EK GIDA OLARAK GOFRET VE ÇİKOLATA VERDİLER
Murat, annesine ve anne sütüne kavuştuktan sonra iyileşebildi. Ancak büyüdüğü ortamda yeterli gıda yine yoktu. Anne Özlem Meci, oğlu Murat’ın ek gıdaya başlama döneminde cezaevinin kendilerine ek gıda adı altında çikolata, gofret ve bisküvi verdiğini söyledi.
EV TARHANASI DEĞİL CEZAEVİ TARHANASI
Murat büyüdükçe anne sütü de yetmemeye başladı. İlk zamanlar Özlem Meci ve onun gibi çocuklu olan kadınlar, karavana yemeğini sudan geçirip kendi çocuklarına yedirmeye çalıştı. Ancak bebeklere bu yemekleri yediremediler. Bunun üzerin bir araya gelen kadınlar, cezaevi tarhanası yaptı. Anne Meci o günleri “Artan nohut yemeğini, ekmeği hangi malzeme varsa onları yoğurup mayalandırıyorduk. Buzdolabına saklardık. Çocuklar yiyecekleri zaman çıkarıyorduk. Hemen ısıtıcıda pişiriyorduk. Onları yediriyorduk” diyerek anlattı.

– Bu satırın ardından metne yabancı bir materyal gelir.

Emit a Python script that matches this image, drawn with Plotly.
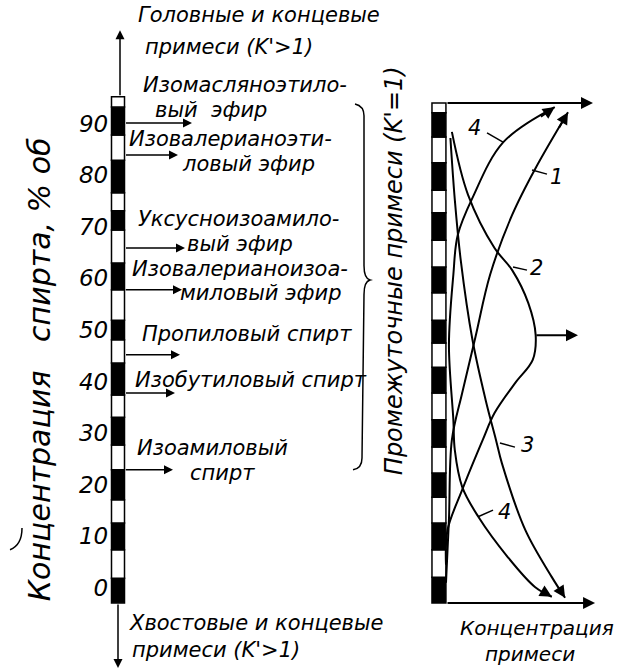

ANNESİNİN İLK HEDİYESİ ÇAMAŞIR MANDALI VE PLASTİK TABAK OLDU
Murat’ın ilk oyuncağı cezaevi yönetiminin verdiği peluş oyuncak oldu. Diğer oyuncakları ise annesinin cezaevi kantininden aldığı plastik tabak, ve mandaldı. Büyüklerin bile zorluk çektiği cezaevi şartlarında bebeklerin bakımı daha zor oldu. Cezaevinde zaman zaman sıcak suya ulaşma konusunda da sıkıntılar çektiklerini anlatan anne Meci, oğlunu leğenin içinde ve ancak saç kurutma makinasının sıcağında yıkayabildiğini anlattı ve “Birimiz saç kurutma makinası tuttuk, çocuk üşümesin diye, birimiz hemen suyu ısıttık ketılda. O şekilde ilk banyosunu yaptırmış oldum” dedi.
DIŞARIDAKİ DÜNYAYA UYUM SAĞLAMAKTA ZORLANDI
Anne Meci ilk önce tahliye oldu, ardından da beraat aldı. Dış dünyayla ilk kez tanışan Murat ise yeni hayatını uzun süre garipsedi. Bebeğinin halıya basamadığını belirten anne Meci, “Kimseye gitmiyordu benden başka. Herkese garip bakıyor, her şeyi garipsiyordu. Serbest bir ev ortamına girdi, yerde halılar var. Değişik geldi çocuğa. Cezaevinde hiç canlı hayvan görmedi. Bizim cezaevi avlusu kapalı olduğu için tellerle kuşları böcekleri görmesi mümkün olmadı. Ağaçları, kuşları ilk gördüğünde gülümsedi. Heyecan yaptı” diyerek o günlerini anlattı. Murat’ın babasını fotoğraflardan tanıdığını anlatan Meci, “Babasının kucağına ilk kez gittiğinde 9 aylıktı. Babası ne yapacağını bilemedi. Şok oldu” dedi. Murat Meci, cezaevi günlerinin ardından şimdi özgür. Ancak cezaevlerinde hala 0-6 yaş arası yaklaşık 780 bebek mahkum hayatı yaşıyor.